POR: ABOG. JESÚS MACEDO GONZALES
La semana pasada salimos con un grupo de chicos y chicas de la Universidad y nuestra bandera de 30 metros a protestar por la actitud descarada que tuvo la actual presidenta Dina Boluarte de subirse el sueldo, violando diversas normas vinculadas al monto que debe ganar y a los méritos que debiera tener para ganar sus más de 35 mil soles. Sin embargo, José Luis Gargurevich, el director de la ONG Proética, que es una institución que cada año hace una encuesta de percepción sobre la corrupción, escribió un artículo titulado “Ciudadanos pro éticos” que me hizo pensar hasta qué punto valen la pena nuestras protestas en la calle y que vale la pena compartir.
Gargurevich empieza su artículo indicando: “En la teoría, avivamos en los fueros públicos el castigo a la corrupción, pero entre amigos, donde estudiamos, en el trabajo o en la calle, hacemos trampa. Somos fieros anticorrupción, pero no somos convencidos por éticos”. A raíz de ese texto me pregunté: ¿cuántos de los que exigimos castigo a los corruptos en nuestra vida diaria hacemos trampa?
Gargurevich dice que “una nación verdaderamente saludable se hace de ciudadanos íntegros, no sólo de gobernantes honestos. La gobernabilidad no se hace sin los gobernados, y es desde estos últimos que emergen los políticos que hoy nos traicionan. La semilla de la corrupción no se importa: se cocina como producto nacional, vive en la incoherencia de los actos no observados por la lupa de la vigilancia pública, en el atajo, en la coima, en el favor que rompe reglas, en la criollada que hacemos un lunes cualquiera”.
Entonces, es muy probable que la señora Dina antes de ser presidenta —que miente, que engaña, que no se inmuta ante las injusticias— ya haya sido de esa manera antes de ser presidenta, porque antes de ser presidenta era ciudadana. Por lo tanto, en nuestra vida diaria tenemos que empezar a pensar como los ciudadanos y ciudadanas cocinan eso que se llama integridad, que no es otra cosa que la coherencia entre los valores que predicamos y los hábitos y actitudes que tenemos viviendo esos valores, es lo que Gargurevich le llama “los pro éticos”. Los pro éticos son las personas que vivimos los valores que practicamos, y los pro anticorrupción son los que exigimos que se castigue a los políticos por sus actos deshonestos. Podemos ser anticorrupción, pero no necesariamente pro éticos.
Y como les dijo a los chicos en la Universidad, un pro ético es alguien que practica la integridad, que no solo habla de valores, sino que los vive.
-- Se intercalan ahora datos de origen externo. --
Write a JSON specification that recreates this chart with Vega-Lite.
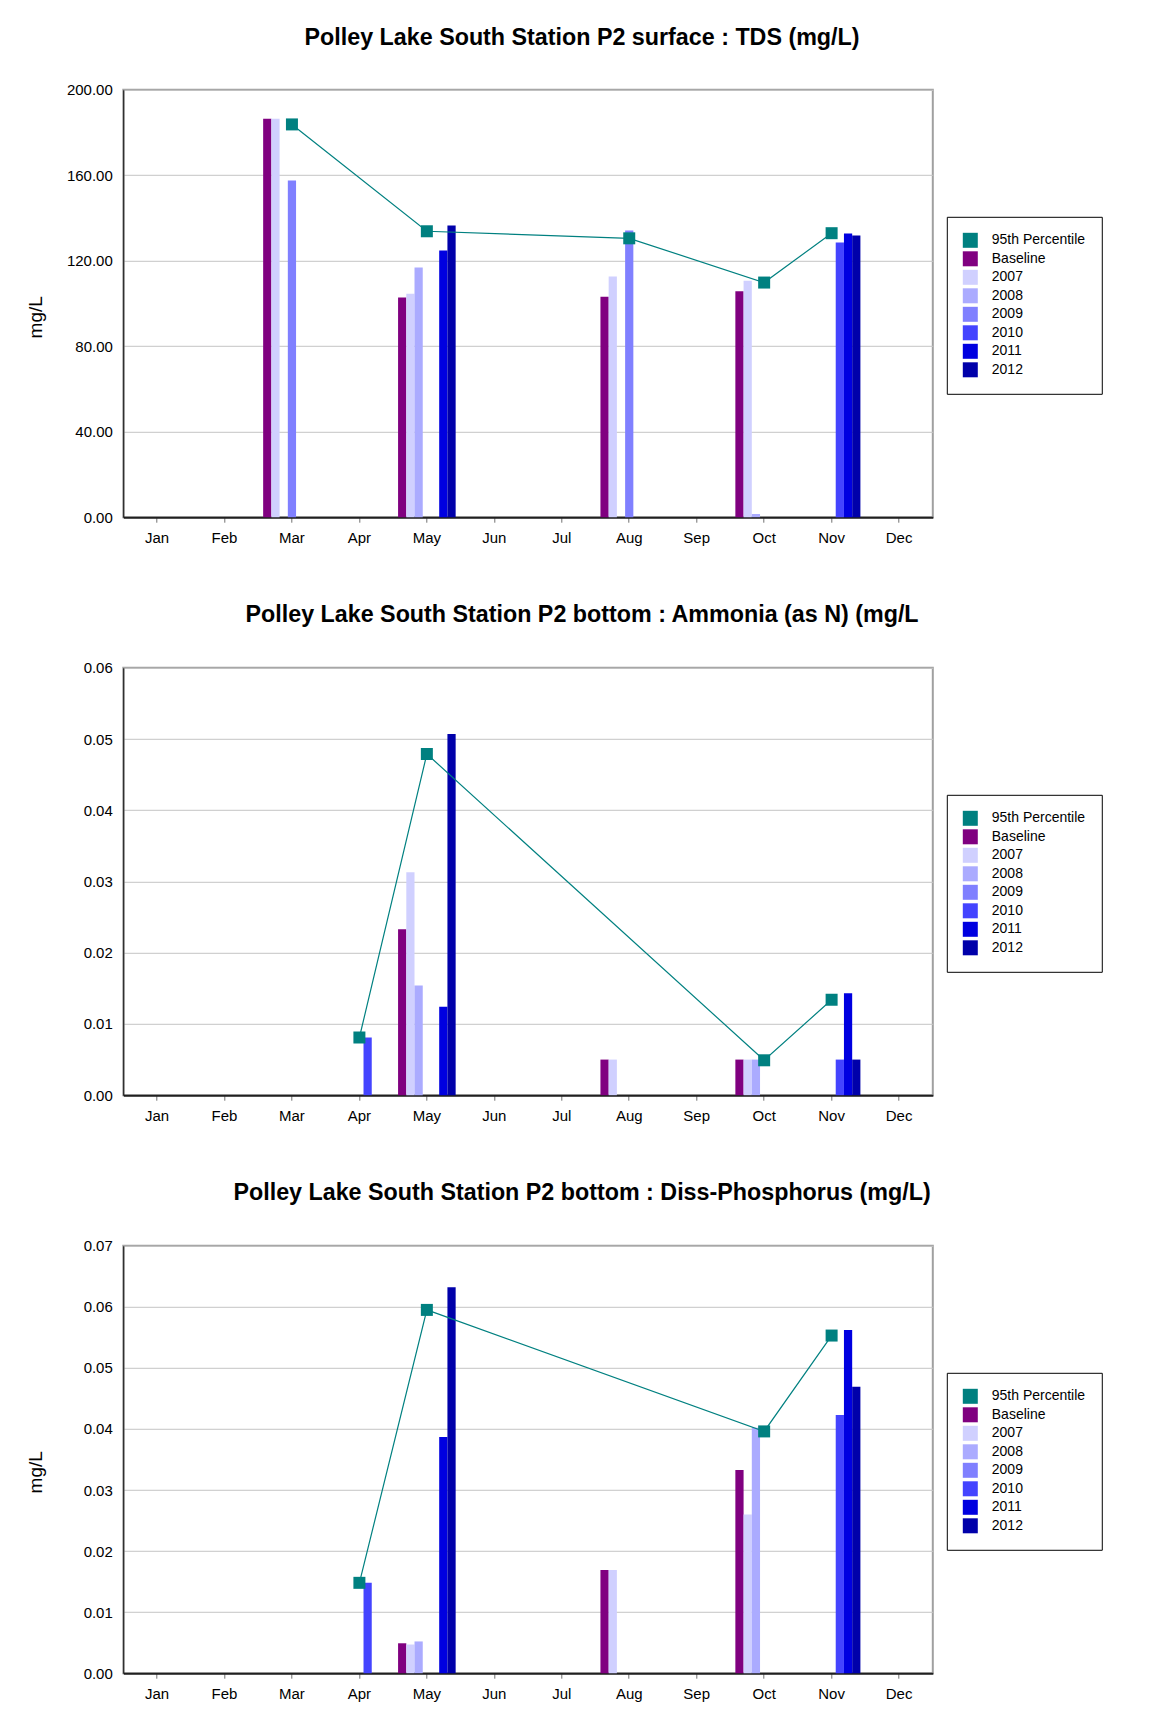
{
  "$schema": "https://vega.github.io/schema/vega-lite/v6.json",
  "background": "white",
  "padding": {"left": 25.3, "top": 23.8, "right": 10, "bottom": 10},
  "bounds": "flush",
  "spacing": 150,
  "resolve": {"scale": {"color": "independent", "x": "independent", "y": "independent", "xOffset": "independent"}, "legend": {"color": "independent"}},
  "config": {
    "font": "Liberation Sans",
    "view": {"stroke": "#A0A0A0", "strokeWidth": 2},
    "axisX": {"labelAngle": 0, "labelFontSize": 15, "labelColor": "black", "labelFont": "Liberation Sans", "tickColor": "#707070", "tickSize": 5, "labelPadding": 8.5, "domainColor": "#202020", "domainWidth": 2, "grid": false, "title": null},
    "axisY": {"labelFontSize": 15, "labelColor": "black", "labelFont": "Liberation Sans", "ticks": false, "tickSize": 0, "labelPadding": 11, "domainColor": "black", "domainWidth": 1, "gridColor": "#C4C4C4", "gridWidth": 1, "titleFontSize": 19, "titleFontWeight": "normal", "titleColor": "black", "titleFont": "Liberation Sans"},
    "legend": {"orient": "none", "legendX": 823.5, "legendY": 127, "symbolType": "square", "symbolSize": 225, "symbolStrokeWidth": 0, "labelFontSize": 14, "labelFont": "Liberation Sans", "labelColor": "black", "labelOffset": 14, "rowPadding": 3.5, "padding": 16, "strokeColor": "black", "strokeWidth": 1, "fillColor": "white"},
    "title": {"fontSize": 23.3, "fontWeight": "bold", "font": "Liberation Sans", "color": "black", "anchor": "middle", "frame": "group", "dx": 54, "baseline": "middle", "offset": 33}
  },
  "datasets": {
    "tds_bars": [
      {"month": "Mar", "series": "Baseline", "value": 186.5},
      {"month": "Mar", "series": "2007", "value": 186.5},
      {"month": "Mar", "series": "2009", "value": 157.5},
      {"month": "May", "series": "Baseline", "value": 102.8},
      {"month": "May", "series": "2007", "value": 104.6},
      {"month": "May", "series": "2008", "value": 116.8},
      {"month": "May", "series": "2011", "value": 124.8},
      {"month": "May", "series": "2012", "value": 136.5},
      {"month": "Aug", "series": "Baseline", "value": 103.2},
      {"month": "Aug", "series": "2007", "value": 112.6},
      {"month": "Aug", "series": "2009", "value": 134.2},
      {"month": "Oct", "series": "Baseline", "value": 105.7},
      {"month": "Oct", "series": "2007", "value": 110.7},
      {"month": "Oct", "series": "2008", "value": 1.5},
      {"month": "Nov", "series": "2010", "value": 128.5},
      {"month": "Nov", "series": "2011", "value": 132.7},
      {"month": "Nov", "series": "2012", "value": 131.8}
    ],
    "tds_p95": [
      {"month": "Mar", "value": 183.8},
      {"month": "May", "value": 133.8},
      {"month": "Aug", "value": 130.5},
      {"month": "Oct", "value": 109.8},
      {"month": "Nov", "value": 132.9}
    ],
    "nh3_bars": [
      {"month": "Apr", "series": "2010", "value": 0.0081},
      {"month": "May", "series": "Baseline", "value": 0.0233},
      {"month": "May", "series": "2007", "value": 0.0313},
      {"month": "May", "series": "2008", "value": 0.0154},
      {"month": "May", "series": "2011", "value": 0.0124},
      {"month": "May", "series": "2012", "value": 0.0507},
      {"month": "Aug", "series": "Baseline", "value": 0.005},
      {"month": "Aug", "series": "2007", "value": 0.005},
      {"month": "Oct", "series": "Baseline", "value": 0.005},
      {"month": "Oct", "series": "2007", "value": 0.005},
      {"month": "Oct", "series": "2008", "value": 0.005},
      {"month": "Nov", "series": "2010", "value": 0.005},
      {"month": "Nov", "series": "2011", "value": 0.0143},
      {"month": "Nov", "series": "2012", "value": 0.005}
    ],
    "nh3_p95": [
      {"month": "Apr", "value": 0.0081},
      {"month": "May", "value": 0.0479},
      {"month": "Oct", "value": 0.0049},
      {"month": "Nov", "value": 0.0134}
    ],
    "p_bars": [
      {"month": "Apr", "series": "2010", "value": 0.0148},
      {"month": "May", "series": "Baseline", "value": 0.0049},
      {"month": "May", "series": "2007", "value": 0.0047},
      {"month": "May", "series": "2008", "value": 0.0052},
      {"month": "May", "series": "2011", "value": 0.0387},
      {"month": "May", "series": "2012", "value": 0.0632},
      {"month": "Aug", "series": "Baseline", "value": 0.0169},
      {"month": "Aug", "series": "2007", "value": 0.0169},
      {"month": "Oct", "series": "Baseline", "value": 0.0333},
      {"month": "Oct", "series": "2007", "value": 0.026},
      {"month": "Oct", "series": "2008", "value": 0.0402},
      {"month": "Nov", "series": "2010", "value": 0.0423},
      {"month": "Nov", "series": "2011", "value": 0.0562},
      {"month": "Nov", "series": "2012", "value": 0.0469}
    ],
    "p_p95": [
      {"month": "Apr", "value": 0.0148},
      {"month": "May", "value": 0.0595},
      {"month": "Oct", "value": 0.0396},
      {"month": "Nov", "value": 0.0553}
    ]
  },
  "vconcat": [
    {
      "width": 809.5, "height": 427.4,
      "title": {"text": "Polley Lake South Station P2 surface : TDS (mg/L)"},
      "layer": [
        {
          "data": {"name": "tds_bars"},
          "mark": {"type": "bar"},
          "encoding": {
            "x": {"field": "month", "type": "nominal", "scale": {"domain": ["Jan","Feb","Mar","Apr","May","Jun","Jul","Aug","Sep","Oct","Nov","Dec"], "paddingInner": 0, "paddingOuter": 0}},
            "xOffset": {"field": "series", "type": "nominal", "scale": {"domain": ["Baseline","2007","2008","2009","2010","2011","2012"], "paddingInner": 0, "paddingOuter": 0.6}},
            "y": {"field": "value", "type": "quantitative", "scale": {"domain": [0, 200], "nice": false}, "axis": {"values": [0, 40, 80, 120, 160, 200], "format": ".2f", "title": "mg/L", "titleX": -87.5, "titleY": 227, "titleAngle": 270, "titleAlign": "center", "titleBaseline": "middle"}},
            "color": {"field": "series", "type": "nominal", "scale": {"domain": ["95th Percentile","Baseline","2007","2008","2009","2010","2011","2012"], "range": ["#008080","#800080","#D0D0FF","#ABABFF","#8080FF","#4444FF","#0000E0","#0000AA"]}, "legend": {"title": null}}
          }
        },
        {
          "data": {"name": "tds_p95"},
          "mark": {"type": "line", "color": "#008080", "strokeWidth": 1.2},
          "encoding": {
            "x": {"field": "month", "type": "nominal"},
            "y": {"field": "value", "type": "quantitative"}
          }
        },
        {
          "data": {"name": "tds_p95"},
          "mark": {"type": "point", "shape": "square", "filled": true, "size": 144, "opacity": 1, "color": "#008080"},
          "encoding": {
            "x": {"field": "month", "type": "nominal"},
            "y": {"field": "value", "type": "quantitative"}
          }
        }
      ]
    },
    {
      "width": 809.5, "height": 427.4,
      "title": {"text": "Polley Lake South Station P2 bottom : Ammonia (as N) (mg/L"},
      "layer": [
        {
          "data": {"name": "nh3_bars"},
          "mark": {"type": "bar"},
          "encoding": {
            "x": {"field": "month", "type": "nominal", "scale": {"domain": ["Jan","Feb","Mar","Apr","May","Jun","Jul","Aug","Sep","Oct","Nov","Dec"], "paddingInner": 0, "paddingOuter": 0}},
            "xOffset": {"field": "series", "type": "nominal", "scale": {"domain": ["Baseline","2007","2008","2009","2010","2011","2012"], "paddingInner": 0, "paddingOuter": 0.6}},
            "y": {"field": "value", "type": "quantitative", "scale": {"domain": [0, 0.06], "nice": false}, "axis": {"values": [0, 0.01, 0.02, 0.03, 0.04, 0.05, 0.06], "format": ".2f", "title": null}},
            "color": {"field": "series", "type": "nominal", "scale": {"domain": ["95th Percentile","Baseline","2007","2008","2009","2010","2011","2012"], "range": ["#008080","#800080","#D0D0FF","#ABABFF","#8080FF","#4444FF","#0000E0","#0000AA"]}, "legend": {"title": null}}
          }
        },
        {
          "data": {"name": "nh3_p95"},
          "mark": {"type": "line", "color": "#008080", "strokeWidth": 1.2},
          "encoding": {
            "x": {"field": "month", "type": "nominal"},
            "y": {"field": "value", "type": "quantitative"}
          }
        },
        {
          "data": {"name": "nh3_p95"},
          "mark": {"type": "point", "shape": "square", "filled": true, "size": 144, "opacity": 1, "color": "#008080"},
          "encoding": {
            "x": {"field": "month", "type": "nominal"},
            "y": {"field": "value", "type": "quantitative"}
          }
        }
      ]
    },
    {
      "width": 809.5, "height": 427.4,
      "title": {"text": "Polley Lake South Station P2 bottom : Diss-Phosphorus (mg/L)"},
      "layer": [
        {
          "data": {"name": "p_bars"},
          "mark": {"type": "bar"},
          "encoding": {
            "x": {"field": "month", "type": "nominal", "scale": {"domain": ["Jan","Feb","Mar","Apr","May","Jun","Jul","Aug","Sep","Oct","Nov","Dec"], "paddingInner": 0, "paddingOuter": 0}},
            "xOffset": {"field": "series", "type": "nominal", "scale": {"domain": ["Baseline","2007","2008","2009","2010","2011","2012"], "paddingInner": 0, "paddingOuter": 0.6}},
            "y": {"field": "value", "type": "quantitative", "scale": {"domain": [0, 0.07], "nice": false}, "axis": {"values": [0, 0.01, 0.02, 0.03, 0.04, 0.05, 0.06, 0.07], "format": ".2f", "title": "mg/L", "titleX": -87.5, "titleY": 226, "titleAngle": 270, "titleAlign": "center", "titleBaseline": "middle"}},
            "color": {"field": "series", "type": "nominal", "scale": {"domain": ["95th Percentile","Baseline","2007","2008","2009","2010","2011","2012"], "range": ["#008080","#800080","#D0D0FF","#ABABFF","#8080FF","#4444FF","#0000E0","#0000AA"]}, "legend": {"title": null}}
          }
        },
        {
          "data": {"name": "p_p95"},
          "mark": {"type": "line", "color": "#008080", "strokeWidth": 1.2},
          "encoding": {
            "x": {"field": "month", "type": "nominal"},
            "y": {"field": "value", "type": "quantitative"}
          }
        },
        {
          "data": {"name": "p_p95"},
          "mark": {"type": "point", "shape": "square", "filled": true, "size": 144, "opacity": 1, "color": "#008080"},
          "encoding": {
            "x": {"field": "month", "type": "nominal"},
            "y": {"field": "value", "type": "quantitative"}
          }
        }
      ]
    }
  ]
}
Y la integridad no significa que no cometemos errores. La integridad significa que, si por alguna razón he roto el valor que decía predicar y practicar, estoy en la capacidad de asumir mi responsabilidad por el ejercicio o no de ese valor. La responsabilidad es la capacidad de asumir las consecuencias de mis actos buenos o malos, de lo que hice, de lo que no hice o de lo que me equivoqué. Eso significa que si rompí el valor tendré una sanción moral o jurídica y la aceptaré, desde pedir disculpas, hasta ser sancionado con una multa o una pena. Y en ese sentido, la primera escuela de valores es la familia.
Gargurevich agrega: “La corrupción es un enemigo común porque siempre está asociada a la putrefacción de los malos, que son siempre los Otros, y a los que exijo cuentas y sanciones. No a mí. A lo más, me persigue la culpa de la irresponsabilidad. La vara de la ética se dobla y se ablanda cuando pretende medirme a mí y a los míos”. ¡Interesante, ¿no? Porque el refrán dice: “Con la vara que midas serás medido”, pero no nos estamos midiendo con la misma vara; al político sí, una vara dura, pero cuando tenemos que evaluarnos entre amigos o a nosotros, ahí la vara es blandita. ¿Es correcto esto?
Acabo con estas frases de Gargurevich: “El giro es ahora y nos compromete a todos: de la lupa que hace visible el delito, de la indignación que queremos escuchar de la voz de las instituciones, a pasar a ponerle ganas a la acción con propuesta, a las soluciones y al compromiso de involucrarnos en ellas”.